### Data:
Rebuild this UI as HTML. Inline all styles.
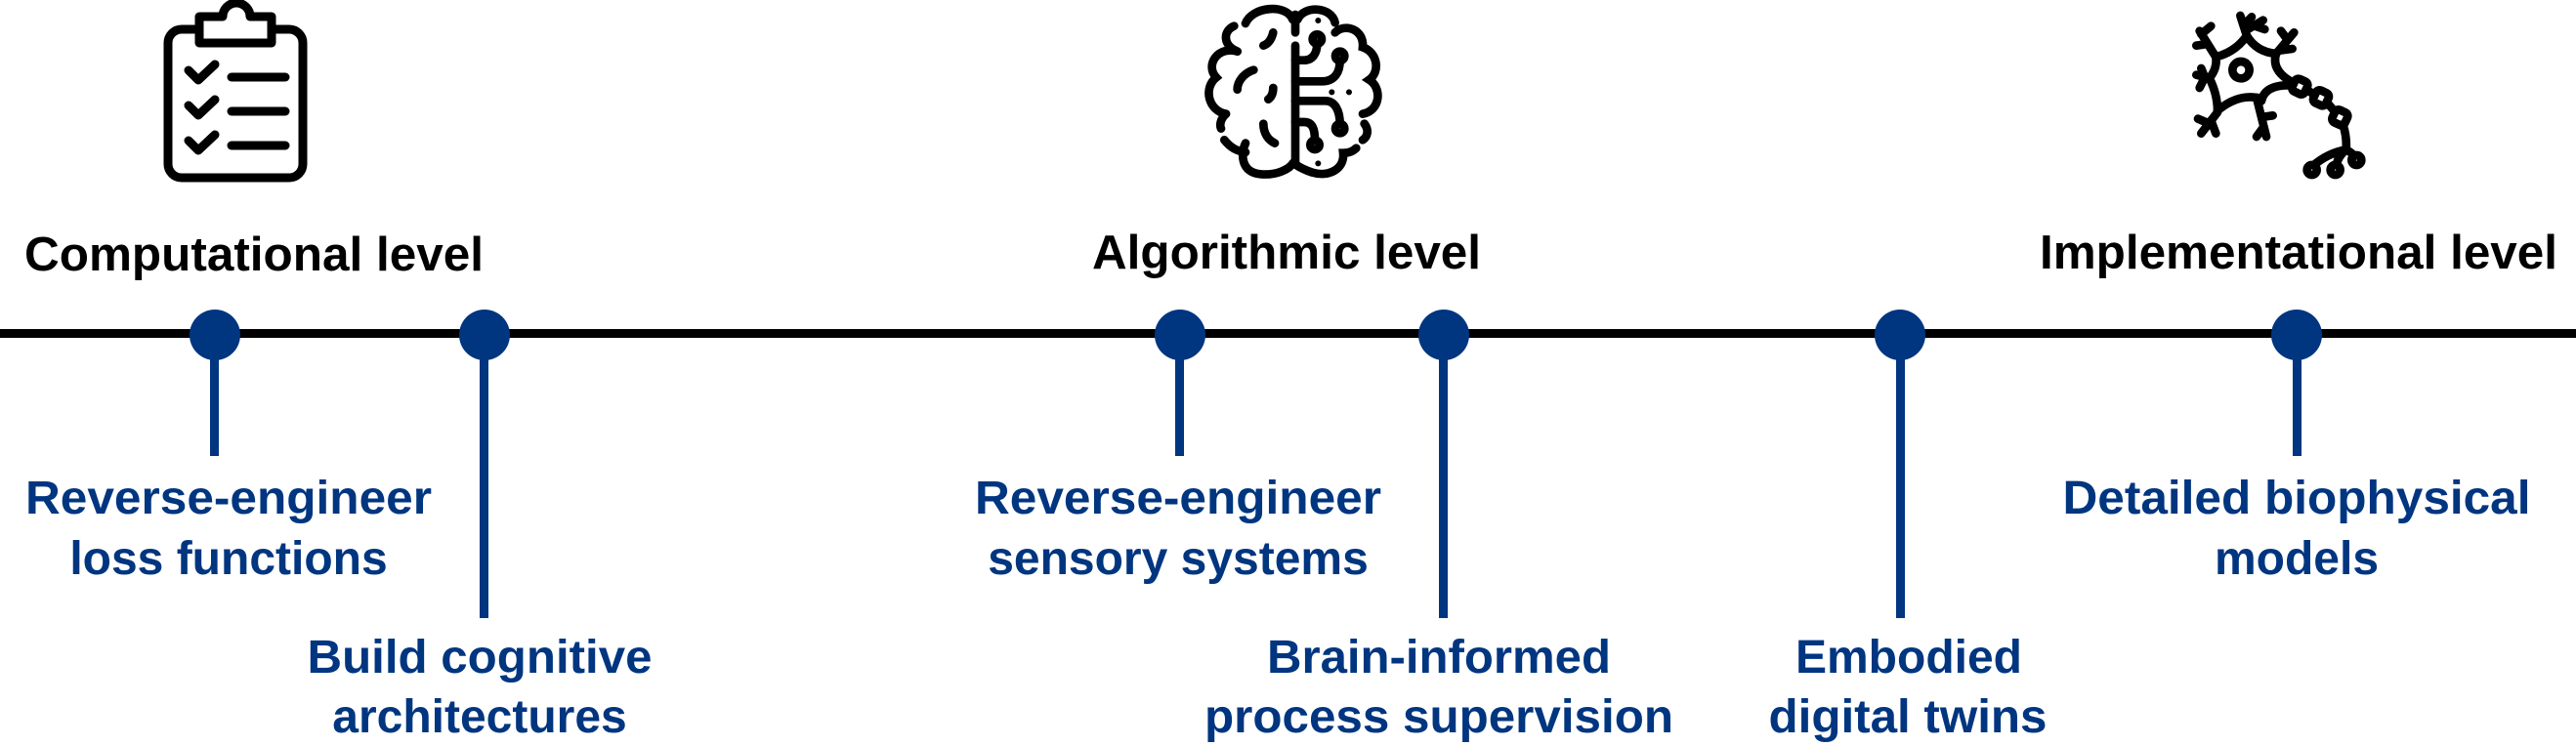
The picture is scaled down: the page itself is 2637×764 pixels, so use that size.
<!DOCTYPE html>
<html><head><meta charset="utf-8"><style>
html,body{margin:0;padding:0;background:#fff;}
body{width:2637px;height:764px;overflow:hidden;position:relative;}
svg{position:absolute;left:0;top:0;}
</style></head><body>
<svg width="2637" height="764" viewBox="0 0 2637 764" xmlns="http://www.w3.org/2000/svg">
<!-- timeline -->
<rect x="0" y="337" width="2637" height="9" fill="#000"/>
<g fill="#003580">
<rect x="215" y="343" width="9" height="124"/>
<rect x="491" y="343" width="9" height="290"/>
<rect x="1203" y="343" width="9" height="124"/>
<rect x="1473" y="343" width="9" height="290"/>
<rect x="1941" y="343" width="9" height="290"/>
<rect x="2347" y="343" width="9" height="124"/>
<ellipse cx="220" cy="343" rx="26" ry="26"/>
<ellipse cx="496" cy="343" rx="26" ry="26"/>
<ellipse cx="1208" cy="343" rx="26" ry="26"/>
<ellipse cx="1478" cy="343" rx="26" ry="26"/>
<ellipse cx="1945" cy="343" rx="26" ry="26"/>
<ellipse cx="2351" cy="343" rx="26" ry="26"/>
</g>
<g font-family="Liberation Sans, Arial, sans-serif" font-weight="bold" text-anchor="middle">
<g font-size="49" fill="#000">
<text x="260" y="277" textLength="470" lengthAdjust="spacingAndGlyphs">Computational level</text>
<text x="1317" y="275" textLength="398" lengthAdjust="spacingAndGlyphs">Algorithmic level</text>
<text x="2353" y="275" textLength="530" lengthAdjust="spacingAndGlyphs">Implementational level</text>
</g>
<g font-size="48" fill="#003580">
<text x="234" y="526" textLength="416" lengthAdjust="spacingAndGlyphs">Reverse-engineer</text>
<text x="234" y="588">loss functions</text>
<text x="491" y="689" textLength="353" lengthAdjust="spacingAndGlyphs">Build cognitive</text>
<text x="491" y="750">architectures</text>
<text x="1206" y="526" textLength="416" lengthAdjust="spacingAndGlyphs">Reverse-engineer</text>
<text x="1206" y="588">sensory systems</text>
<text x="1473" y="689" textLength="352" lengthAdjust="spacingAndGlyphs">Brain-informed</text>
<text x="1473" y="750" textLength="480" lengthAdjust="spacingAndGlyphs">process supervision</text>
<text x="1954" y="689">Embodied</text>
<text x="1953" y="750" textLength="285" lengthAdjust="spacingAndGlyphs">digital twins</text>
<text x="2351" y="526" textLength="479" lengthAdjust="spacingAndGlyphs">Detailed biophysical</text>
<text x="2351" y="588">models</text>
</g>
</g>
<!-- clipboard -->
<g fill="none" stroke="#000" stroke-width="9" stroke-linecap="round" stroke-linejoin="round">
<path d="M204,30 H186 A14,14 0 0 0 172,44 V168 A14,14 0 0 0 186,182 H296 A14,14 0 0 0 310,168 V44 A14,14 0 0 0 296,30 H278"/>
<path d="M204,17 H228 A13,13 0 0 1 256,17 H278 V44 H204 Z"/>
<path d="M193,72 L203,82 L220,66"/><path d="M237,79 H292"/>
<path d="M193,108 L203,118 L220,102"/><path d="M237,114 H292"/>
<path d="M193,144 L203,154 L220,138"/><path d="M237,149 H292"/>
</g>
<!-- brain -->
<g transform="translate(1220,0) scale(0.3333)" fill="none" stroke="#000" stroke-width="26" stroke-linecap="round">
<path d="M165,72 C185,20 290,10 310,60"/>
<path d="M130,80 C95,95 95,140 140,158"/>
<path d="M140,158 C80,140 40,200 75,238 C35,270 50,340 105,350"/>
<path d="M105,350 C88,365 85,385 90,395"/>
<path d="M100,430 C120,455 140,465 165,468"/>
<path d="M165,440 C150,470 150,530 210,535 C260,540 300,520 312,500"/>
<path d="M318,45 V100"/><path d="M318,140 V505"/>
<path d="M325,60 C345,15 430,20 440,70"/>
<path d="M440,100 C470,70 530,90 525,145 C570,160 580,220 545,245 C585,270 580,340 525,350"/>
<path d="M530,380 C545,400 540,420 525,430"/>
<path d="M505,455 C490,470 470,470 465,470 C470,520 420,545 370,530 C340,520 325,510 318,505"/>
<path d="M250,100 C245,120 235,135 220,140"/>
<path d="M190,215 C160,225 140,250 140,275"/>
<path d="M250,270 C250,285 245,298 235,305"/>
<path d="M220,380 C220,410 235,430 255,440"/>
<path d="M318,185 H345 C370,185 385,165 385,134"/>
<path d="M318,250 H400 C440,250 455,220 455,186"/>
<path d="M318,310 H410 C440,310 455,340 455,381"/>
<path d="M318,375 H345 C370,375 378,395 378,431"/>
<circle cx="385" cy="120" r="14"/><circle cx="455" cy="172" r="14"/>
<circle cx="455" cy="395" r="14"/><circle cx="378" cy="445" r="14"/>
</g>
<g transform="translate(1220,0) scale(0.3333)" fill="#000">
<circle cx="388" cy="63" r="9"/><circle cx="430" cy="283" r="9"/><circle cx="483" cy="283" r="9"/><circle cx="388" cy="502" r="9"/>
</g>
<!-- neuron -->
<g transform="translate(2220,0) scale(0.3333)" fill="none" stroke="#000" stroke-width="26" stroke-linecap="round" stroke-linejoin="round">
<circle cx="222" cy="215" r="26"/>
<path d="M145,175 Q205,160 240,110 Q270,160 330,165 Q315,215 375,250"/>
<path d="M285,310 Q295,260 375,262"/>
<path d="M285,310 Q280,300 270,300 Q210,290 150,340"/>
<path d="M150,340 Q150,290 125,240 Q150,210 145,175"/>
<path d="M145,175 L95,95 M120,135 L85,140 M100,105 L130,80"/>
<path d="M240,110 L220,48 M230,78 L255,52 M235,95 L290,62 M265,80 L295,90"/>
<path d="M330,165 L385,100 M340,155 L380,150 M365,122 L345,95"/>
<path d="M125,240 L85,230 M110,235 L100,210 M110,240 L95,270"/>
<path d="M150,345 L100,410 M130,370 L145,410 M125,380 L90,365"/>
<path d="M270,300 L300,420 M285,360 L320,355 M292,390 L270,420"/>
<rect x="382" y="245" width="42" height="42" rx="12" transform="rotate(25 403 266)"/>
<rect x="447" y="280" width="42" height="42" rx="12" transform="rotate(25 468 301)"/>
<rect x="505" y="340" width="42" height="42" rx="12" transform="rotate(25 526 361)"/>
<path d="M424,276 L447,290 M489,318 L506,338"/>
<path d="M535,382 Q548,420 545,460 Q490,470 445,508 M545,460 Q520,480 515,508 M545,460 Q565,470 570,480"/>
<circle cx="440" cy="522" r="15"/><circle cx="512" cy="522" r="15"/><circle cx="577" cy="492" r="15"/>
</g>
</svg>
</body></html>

### Task:
Skip the images and write out the rest of the listing exactly.

### Task solution:
Rebuild this UI as HTML. Inline all styles.
The picture is scaled down: the page itself is 2637×764 pixels, so use that size.
<!DOCTYPE html>
<html><head><meta charset="utf-8"><style>
html,body{margin:0;padding:0;background:#fff;}
body{width:2637px;height:764px;overflow:hidden;position:relative;}
svg{position:absolute;left:0;top:0;}
</style></head><body>
<svg width="2637" height="764" viewBox="0 0 2637 764" xmlns="http://www.w3.org/2000/svg">
<!-- timeline -->
<rect x="0" y="337" width="2637" height="9" fill="#000"/>
<g fill="#003580">
<rect x="215" y="343" width="9" height="124"/>
<rect x="491" y="343" width="9" height="290"/>
<rect x="1203" y="343" width="9" height="124"/>
<rect x="1473" y="343" width="9" height="290"/>
<rect x="1941" y="343" width="9" height="290"/>
<rect x="2347" y="343" width="9" height="124"/>
<ellipse cx="220" cy="343" rx="26" ry="26"/>
<ellipse cx="496" cy="343" rx="26" ry="26"/>
<ellipse cx="1208" cy="343" rx="26" ry="26"/>
<ellipse cx="1478" cy="343" rx="26" ry="26"/>
<ellipse cx="1945" cy="343" rx="26" ry="26"/>
<ellipse cx="2351" cy="343" rx="26" ry="26"/>
</g>
<g font-family="Liberation Sans, Arial, sans-serif" font-weight="bold" text-anchor="middle">
<g font-size="49" fill="#000">
<text x="260" y="277" textLength="470" lengthAdjust="spacingAndGlyphs">Computational level</text>
<text x="1317" y="275" textLength="398" lengthAdjust="spacingAndGlyphs">Algorithmic level</text>
<text x="2353" y="275" textLength="530" lengthAdjust="spacingAndGlyphs">Implementational level</text>
</g>
<g font-size="48" fill="#003580">
<text x="234" y="526" textLength="416" lengthAdjust="spacingAndGlyphs">Reverse-engineer</text>
<text x="234" y="588">loss functions</text>
<text x="491" y="689" textLength="353" lengthAdjust="spacingAndGlyphs">Build cognitive</text>
<text x="491" y="750">architectures</text>
<text x="1206" y="526" textLength="416" lengthAdjust="spacingAndGlyphs">Reverse-engineer</text>
<text x="1206" y="588">sensory systems</text>
<text x="1473" y="689" textLength="352" lengthAdjust="spacingAndGlyphs">Brain-informed</text>
<text x="1473" y="750" textLength="480" lengthAdjust="spacingAndGlyphs">process supervision</text>
<text x="1954" y="689">Embodied</text>
<text x="1953" y="750" textLength="285" lengthAdjust="spacingAndGlyphs">digital twins</text>
<text x="2351" y="526" textLength="479" lengthAdjust="spacingAndGlyphs">Detailed biophysical</text>
<text x="2351" y="588">models</text>
</g>
</g>
<!-- clipboard -->
<g fill="none" stroke="#000" stroke-width="9" stroke-linecap="round" stroke-linejoin="round">
<path d="M204,30 H186 A14,14 0 0 0 172,44 V168 A14,14 0 0 0 186,182 H296 A14,14 0 0 0 310,168 V44 A14,14 0 0 0 296,30 H278"/>
<path d="M204,17 H228 A13,13 0 0 1 256,17 H278 V44 H204 Z"/>
<path d="M193,72 L203,82 L220,66"/><path d="M237,79 H292"/>
<path d="M193,108 L203,118 L220,102"/><path d="M237,114 H292"/>
<path d="M193,144 L203,154 L220,138"/><path d="M237,149 H292"/>
</g>
<!-- brain -->
<g transform="translate(1220,0) scale(0.3333)" fill="none" stroke="#000" stroke-width="26" stroke-linecap="round">
<path d="M165,72 C185,20 290,10 310,60"/>
<path d="M130,80 C95,95 95,140 140,158"/>
<path d="M140,158 C80,140 40,200 75,238 C35,270 50,340 105,350"/>
<path d="M105,350 C88,365 85,385 90,395"/>
<path d="M100,430 C120,455 140,465 165,468"/>
<path d="M165,440 C150,470 150,530 210,535 C260,540 300,520 312,500"/>
<path d="M318,45 V100"/><path d="M318,140 V505"/>
<path d="M325,60 C345,15 430,20 440,70"/>
<path d="M440,100 C470,70 530,90 525,145 C570,160 580,220 545,245 C585,270 580,340 525,350"/>
<path d="M530,380 C545,400 540,420 525,430"/>
<path d="M505,455 C490,470 470,470 465,470 C470,520 420,545 370,530 C340,520 325,510 318,505"/>
<path d="M250,100 C245,120 235,135 220,140"/>
<path d="M190,215 C160,225 140,250 140,275"/>
<path d="M250,270 C250,285 245,298 235,305"/>
<path d="M220,380 C220,410 235,430 255,440"/>
<path d="M318,185 H345 C370,185 385,165 385,134"/>
<path d="M318,250 H400 C440,250 455,220 455,186"/>
<path d="M318,310 H410 C440,310 455,340 455,381"/>
<path d="M318,375 H345 C370,375 378,395 378,431"/>
<circle cx="385" cy="120" r="14"/><circle cx="455" cy="172" r="14"/>
<circle cx="455" cy="395" r="14"/><circle cx="378" cy="445" r="14"/>
</g>
<g transform="translate(1220,0) scale(0.3333)" fill="#000">
<circle cx="388" cy="63" r="9"/><circle cx="430" cy="283" r="9"/><circle cx="483" cy="283" r="9"/><circle cx="388" cy="502" r="9"/>
</g>
<!-- neuron -->
<g transform="translate(2220,0) scale(0.3333)" fill="none" stroke="#000" stroke-width="26" stroke-linecap="round" stroke-linejoin="round">
<circle cx="222" cy="215" r="26"/>
<path d="M145,175 Q205,160 240,110 Q270,160 330,165 Q315,215 375,250"/>
<path d="M285,310 Q295,260 375,262"/>
<path d="M285,310 Q280,300 270,300 Q210,290 150,340"/>
<path d="M150,340 Q150,290 125,240 Q150,210 145,175"/>
<path d="M145,175 L95,95 M120,135 L85,140 M100,105 L130,80"/>
<path d="M240,110 L220,48 M230,78 L255,52 M235,95 L290,62 M265,80 L295,90"/>
<path d="M330,165 L385,100 M340,155 L380,150 M365,122 L345,95"/>
<path d="M125,240 L85,230 M110,235 L100,210 M110,240 L95,270"/>
<path d="M150,345 L100,410 M130,370 L145,410 M125,380 L90,365"/>
<path d="M270,300 L300,420 M285,360 L320,355 M292,390 L270,420"/>
<rect x="382" y="245" width="42" height="42" rx="12" transform="rotate(25 403 266)"/>
<rect x="447" y="280" width="42" height="42" rx="12" transform="rotate(25 468 301)"/>
<rect x="505" y="340" width="42" height="42" rx="12" transform="rotate(25 526 361)"/>
<path d="M424,276 L447,290 M489,318 L506,338"/>
<path d="M535,382 Q548,420 545,460 Q490,470 445,508 M545,460 Q520,480 515,508 M545,460 Q565,470 570,480"/>
<circle cx="440" cy="522" r="15"/><circle cx="512" cy="522" r="15"/><circle cx="577" cy="492" r="15"/>
</g>
</svg>
</body></html>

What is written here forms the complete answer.